Not the whole of congress, but one person in particular – Republican congressman Mark Kirk. This is the same man who is targeting social networks such as MySpace and Facebook, but not content with going after them, he has now tried to drum up support for his cause by bringing Second Life in to the argument.
Kirk is a Republican congressman seeking re-election next year. He is the man behind a bill known as the Deleting Online Predators Act. This bill basically takes the stance that all social networking sites are havens for paedophiles and children need protecting from the danger at all costs.
If this proposed bill went through it would mean school and libraries to put in to place a “technology protection measure” on all their computers which is designed to “protect against access to a commercial social-networking Web site or chat room, unless used for an educational purpose with adult supervision.”
According to CNet, Kirk has now turned his attention to Second Life in an attempt to raise further awareness of his cause, and garner publicity for the bill.

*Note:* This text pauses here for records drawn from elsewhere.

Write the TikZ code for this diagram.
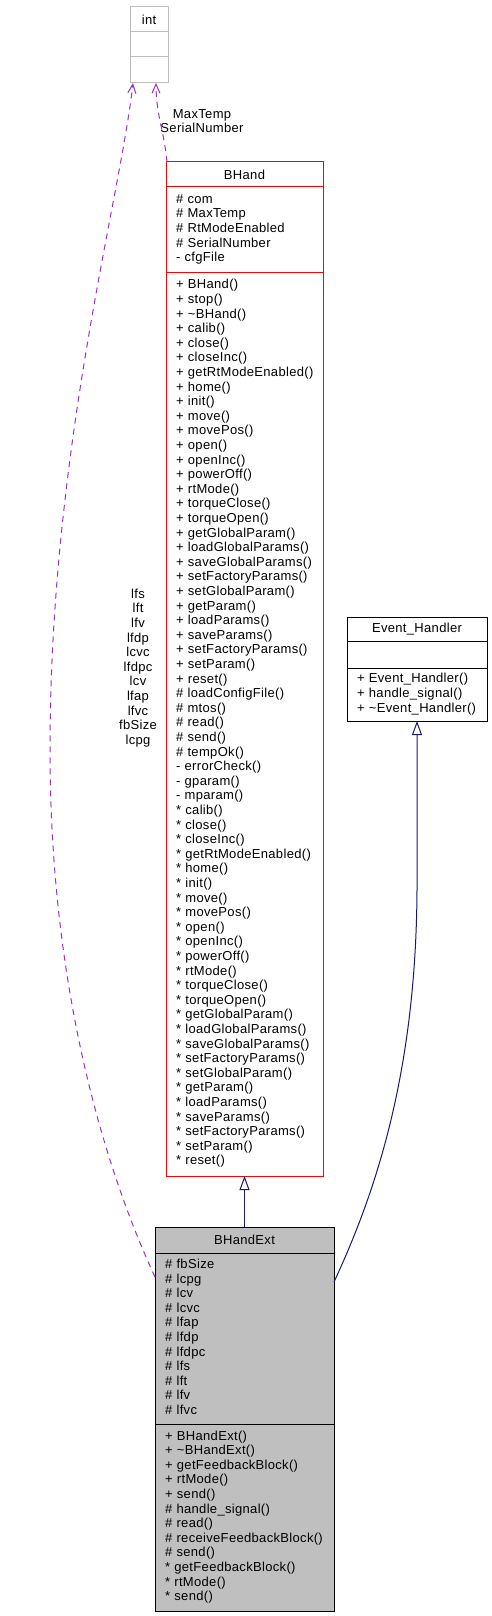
\documentclass[tikz,border=0pt]{standalone}
\usepackage{fontspec}
\newfontfamily\umlfont{Liberation Sans}[LetterSpace=2.5]
\usetikzlibrary{positioning,arrows.meta}

\definecolor{bhandred}{HTML}{FF0000}
\definecolor{intgrey}{HTML}{BFBFBF}
\definecolor{extfill}{HTML}{BFBFBF}
\definecolor{inheritblue}{HTML}{191970}
\definecolor{usagepurple}{HTML}{9A32CD}

\newcommand{\umltext}{\umlfont\fontsize{13pt}{14.6pt}\selectfont}
\newcommand{\memberlist}[1]{\begin{tabular}{@{}l@{}}#1\end{tabular}}

\tikzset{
  classbox/.style={draw, rectangle, line width=1pt, outer sep=0pt, inner xsep=10pt, inner ysep=0pt, font=\umltext},
  classtitle/.style={classbox, anchor=north west, align=center},
  classmembers/.style={classbox, align=left},
  inherit/.style={draw=inheritblue, line width=1pt, -{Triangle[open, length=14pt, width=10pt, fill=white]}},
  usage/.style={draw=usagepurple, line width=1pt, dash pattern=on 6pt off 5pt, -{Straight Barb[length=9pt, width=8pt]}},
  edgelabel/.style={font=\umltext, align=center, inner sep=0pt}
}

\begin{document}
\begin{tikzpicture}[x=1pt, y=-1pt]
		\useasboundingbox (0,0) rectangle (491,1616);

		% int
		\node[classtitle, draw=intgrey, text width=18pt, minimum height=25pt] (int) at (130,7) {int};
		\node[classmembers, draw=intgrey, text width=18pt, minimum height=25pt, below=0pt of int] (intattr) {};
		\node[classmembers, draw=intgrey, text width=18pt, minimum height=26pt, below=0pt of intattr] (intops) {};

		% BHand
		\node[classtitle, draw=bhandred, text width=137pt, minimum height=25pt] (bhand) at (166,162) {BHand};
		\node[classmembers, draw=bhandred, text width=137pt, minimum height=85pt, below=0pt of bhand] (bhandattr) {\memberlist{\# com\\\# MaxTemp\\\# RtModeEnabled\\\# SerialNumber\\- cfgFile}};
		\node[classmembers, draw=bhandred, text width=137pt, minimum height=904pt, below=0pt of bhandattr] (bhandops) {\memberlist{+ BHand()\\+ stop()\\+ \textasciitilde BHand()\\+ calib()\\+ close()\\+ closeInc()\\+ getRtModeEnabled()\\+ home()\\+ init()\\+ move()\\+ movePos()\\+ open()\\+ openInc()\\+ powerOff()\\+ rtMode()\\+ torqueClose()\\+ torqueOpen()\\+ getGlobalParam()\\+ loadGlobalParams()\\+ saveGlobalParams()\\+ setFactoryParams()\\+ setGlobalParam()\\+ getParam()\\+ loadParams()\\+ saveParams()\\+ setFactoryParams()\\+ setParam()\\+ reset()\\\# loadConfigFile()\\\# mtos()\\\# read()\\\# send()\\\# tempOk()\\- errorCheck()\\- gparam()\\- mparam()\\{*} calib()\\{*} close()\\{*} closeInc()\\{*} getRtModeEnabled()\\{*} home()\\{*} init()\\{*} move()\\{*} movePos()\\{*} open()\\{*} openInc()\\{*} powerOff()\\{*} rtMode()\\{*} torqueClose()\\{*} torqueOpen()\\{*} getGlobalParam()\\{*} loadGlobalParams()\\{*} saveGlobalParams()\\{*} setFactoryParams()\\{*} setGlobalParam()\\{*} getParam()\\{*} loadParams()\\{*} saveParams()\\{*} setFactoryParams()\\{*} setParam()\\{*} reset()}};

		% Event_Handler
		\node[classtitle, text width=120pt, minimum height=24pt] (eh) at (347,617) {Event\_Handler};
		\node[classmembers, text width=120pt, minimum height=27pt, below=0pt of eh] (ehattr) {};
		\node[classmembers, text width=120pt, minimum height=53pt, below=0pt of ehattr] (ehops) {\memberlist{+ Event\_Handler()\\+ handle\_signal()\\+ \textasciitilde Event\_Handler()}};

		% BHandExt
		\node[classtitle, fill=extfill, text width=159pt, minimum height=26pt] (bhandext) at (155,1227) {BHandExt};
		\node[classmembers, fill=extfill, text width=159pt, minimum height=171pt, below=0pt of bhandext] (bhandextattr) {\memberlist{\# fbSize\\\# lcpg\\\# lcv\\\# lcvc\\\# lfap\\\# lfdp\\\# lfdpc\\\# lfs\\\# lft\\\# lfv\\\# lfvc}};
		\node[classmembers, fill=extfill, text width=159pt, minimum height=187pt, below=0pt of bhandextattr] (bhandextops) {\memberlist{+ BHandExt()\\+ \textasciitilde BHandExt()\\+ getFeedbackBlock()\\+ rtMode()\\+ send()\\\# handle\_signal()\\\# read()\\\# receiveFeedbackBlock()\\\# send()\\{*} getFeedbackBlock()\\{*} rtMode()\\{*} send()}};

		\node[edgelabel] (tempnames) at (202,121) {MaxTemp\\SerialNumber};
		\node[edgelabel] (extnames) at (138,668) {lfs\\lft\\lfv\\lfdp\\lcvc\\lfdpc\\lcv\\lfap\\lfvc\\fbSize\\lcpg};

		\draw[inherit] (bhandext.north) -- (bhandops.south);
		\draw[inherit] ([yshift=-29pt]bhandextattr.north east) .. controls (372,1200) and (416,1080) .. (417,890) -- (ehops.south);
		\draw[usage] ([yshift=-24pt]bhandextattr.north west) .. controls (110,1180) and (50,1000) .. (50,750) .. controls (50,450) and (120,200) .. ([xshift=3pt]intops.south west);
		\draw[usage] ([xshift=1pt]bhand.north west) .. controls (164,130) and (156,115) .. ([xshift=26pt]intops.south west);
		\end{tikzpicture}
\end{document}
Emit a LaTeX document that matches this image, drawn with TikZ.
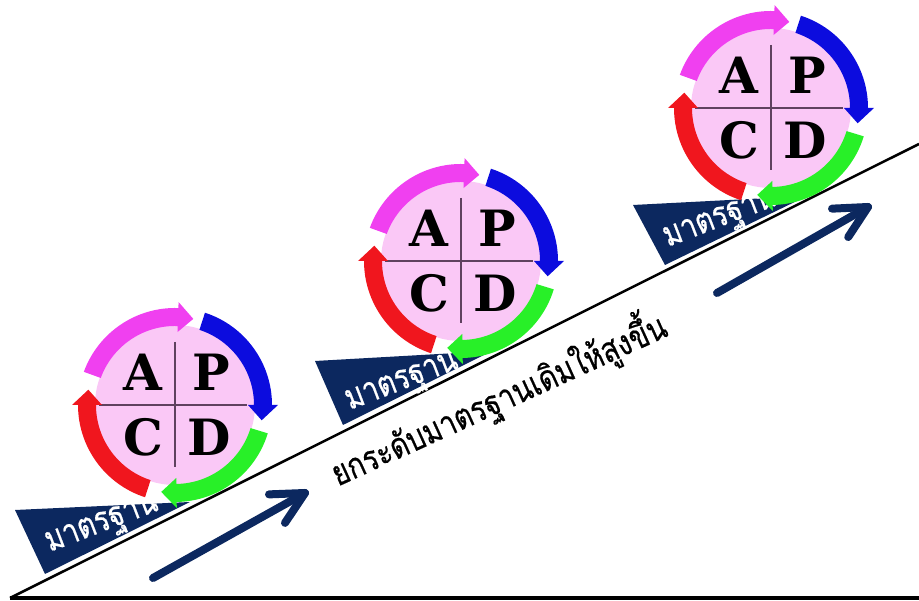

The congressman staged a press conference at a library in Chicago to supposedly highlight the dangers of the virtual world game to children. He said he was appalled by the lack of age verification measures on Second Life, and proved his point by telling how an aide managed to successfully log in while posing as an 18 year old.
He then said:
“Sites like Second Life offer no protections to keep kids from virtual “rape rooms,” brothels, and drug stores. If sites like Second Life won’t protect kids from obviously inappropriate content, the Congress will.”
While I’m not a Second Life player, and not a particularly big fan of the concept, I also don’t think it’s congress or any other country’s authorities responsibility to police the game.
Grooming does of course take place on social network sites, and virtual games such as Second Life, but with a bit of intelligence on the part of parents, it should never be a problem. I certainly don’t want a politician telling me what I can and can’t do with a form of entertainment, and more so, where I can access it from.